Technology has revolutionized equity markets and regulators are struggling to keep pace. That may soon change, due to a series of pending reforms announced by Securities and Exchange Commission Chairman Mary Jo White during a speech before financial industry professionals in New York City on Tuesday. She provided the most comprehensive overview to date on how she plans to tackle such controversial topics as high-frequency trading and the private trading venues known as “dark pools.”

Regarding high-frequency trading, White said the SEC should not “roll back the technology clock” or prohibit algorithmic trading. Instead it will assess the extent to which computer-driven trading may work against investors, rather than for them. An area of concern is that instability arising during a broad market event may “simultaneously affect hundreds or thousands of stocks, triggering many trading pauses and re-openings over a short period of time.”

White has directed SEC staff to develop recommendations for an anti-disruptive trading rule. In time, Commissioners will consider: a rule to clarify the status of unregistered active proprietary traders to subject them to existing rules as dealers; and a rule eliminating an exception from membership in the Financial Industry Regulatory Authority, a self-regulatory organization, for dealers that trade in off-exchange venues. “Dealer registration and FINRA membership should significantly strengthen regulatory oversight over active proprietary trading firms and the strategies they use,” she said.

White said there will also be a forthcoming focus on ways to improve firms' risk management of trading algorithms and to enhance regulatory oversight over their use. “Given the overwhelming dominance of trading algorithms, it is time that our regulatory regime is updated to take better account of the risks when they are poorly designed or operated,” she said. There will also be a review of whether high-speed proprietary trading detracts from the interests of average investors. A possible outcome is that the national stock exchanges and FINRA may adopt SEC recommendations to include a time stamp in consolidated data feeds that indicates when a trading venue processed the display of an order or execution of a trade. Another request to the exchanges is to develop rule changes for disclosing how—and for what purpose—they are using data feeds.  Another idea under consideration: affirmative or negative trading obligations for high-frequency trading firms.
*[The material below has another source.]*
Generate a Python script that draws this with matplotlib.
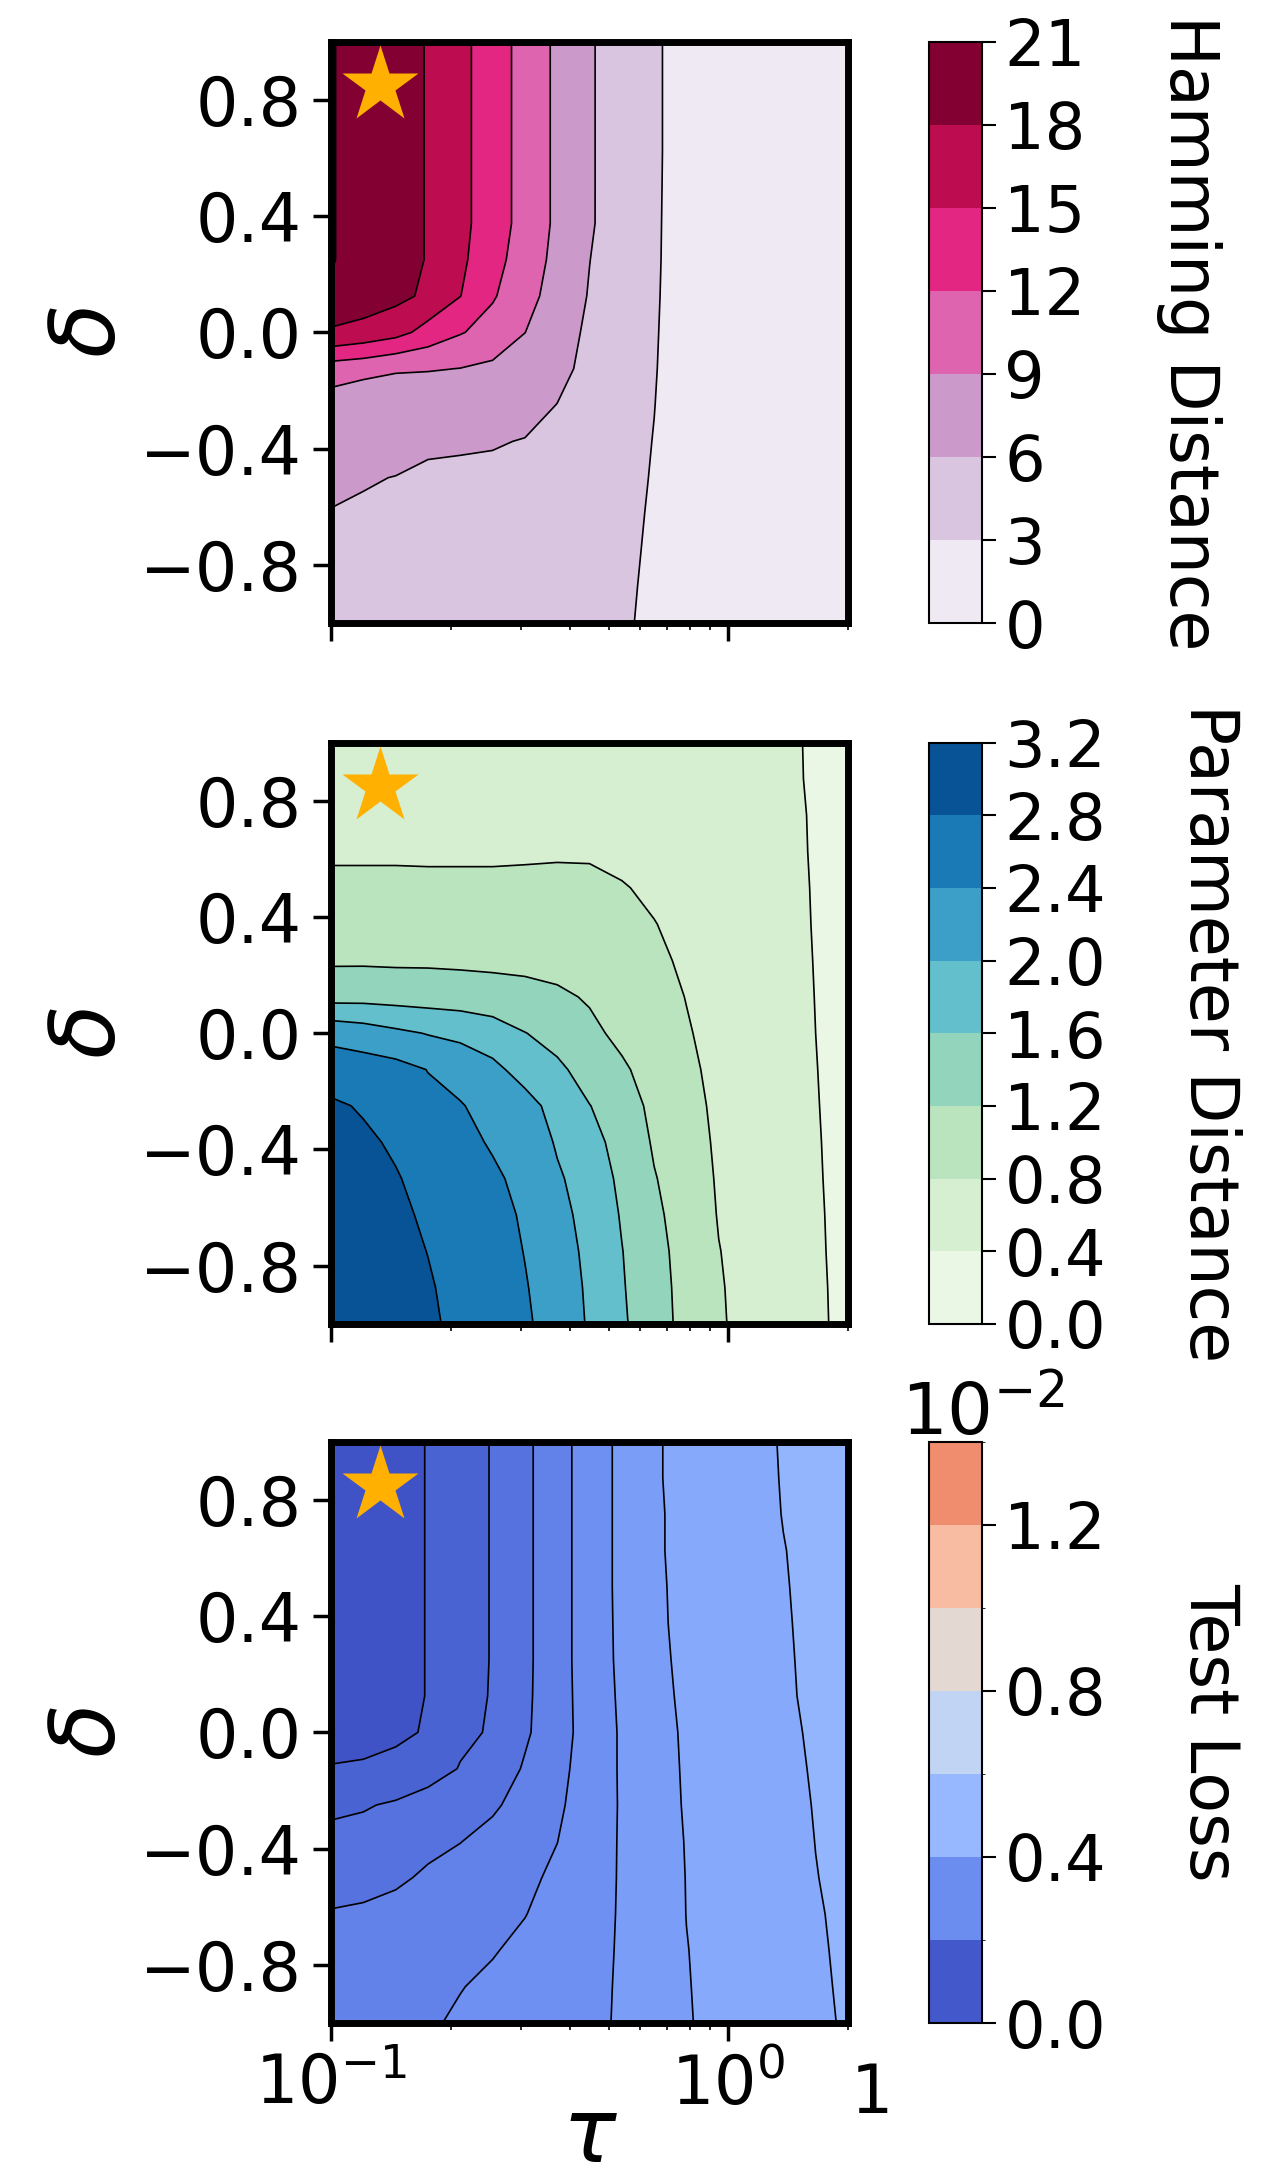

“We must consider whether the increasingly expensive search for speed has passed the point of diminishing returns,” White said. “I am personally wary of prescriptive regulation that attempts to identify an optimal trading speed, but I am receptive to more flexible, competitive solutions that could be adopted by trading venues.”

White flagged fragmentation as another market structure concern. Order flow in exchange-listed equities is divided among many trading venues—11 exchanges, more than 40 alternative trading systems, and more than 250 broker-dealers. The competition for order flow benefits investors by, ideally, keeping trading fees low.  Having multiple trading venues can also help avoid trading disruptions, because if one venue has an isolated problem order flow can be immediately shifted to other venues.

The proliferation of venues, however, also creates problems, she explained. Their interconnectedness creates the potential for one or more systems to malfunction and disrupt other systems. Another concern is the increase in the percentage of order flow handled and executed by private, dark trading venues. Although the trades of dark venues are reported in real time, the identity of participants is not disclosed to the public.

“Transparency has long been a hallmark of the U.S. securities markets, and I am concerned by the lack of it in these dark venues,” White said, adding that she supports an expansion of the SEC's trading volume disclosure regime to off-exchange market makers and other broker-dealers. This would require more information about these operations to be disclosed to the SEC and, in turn, the public.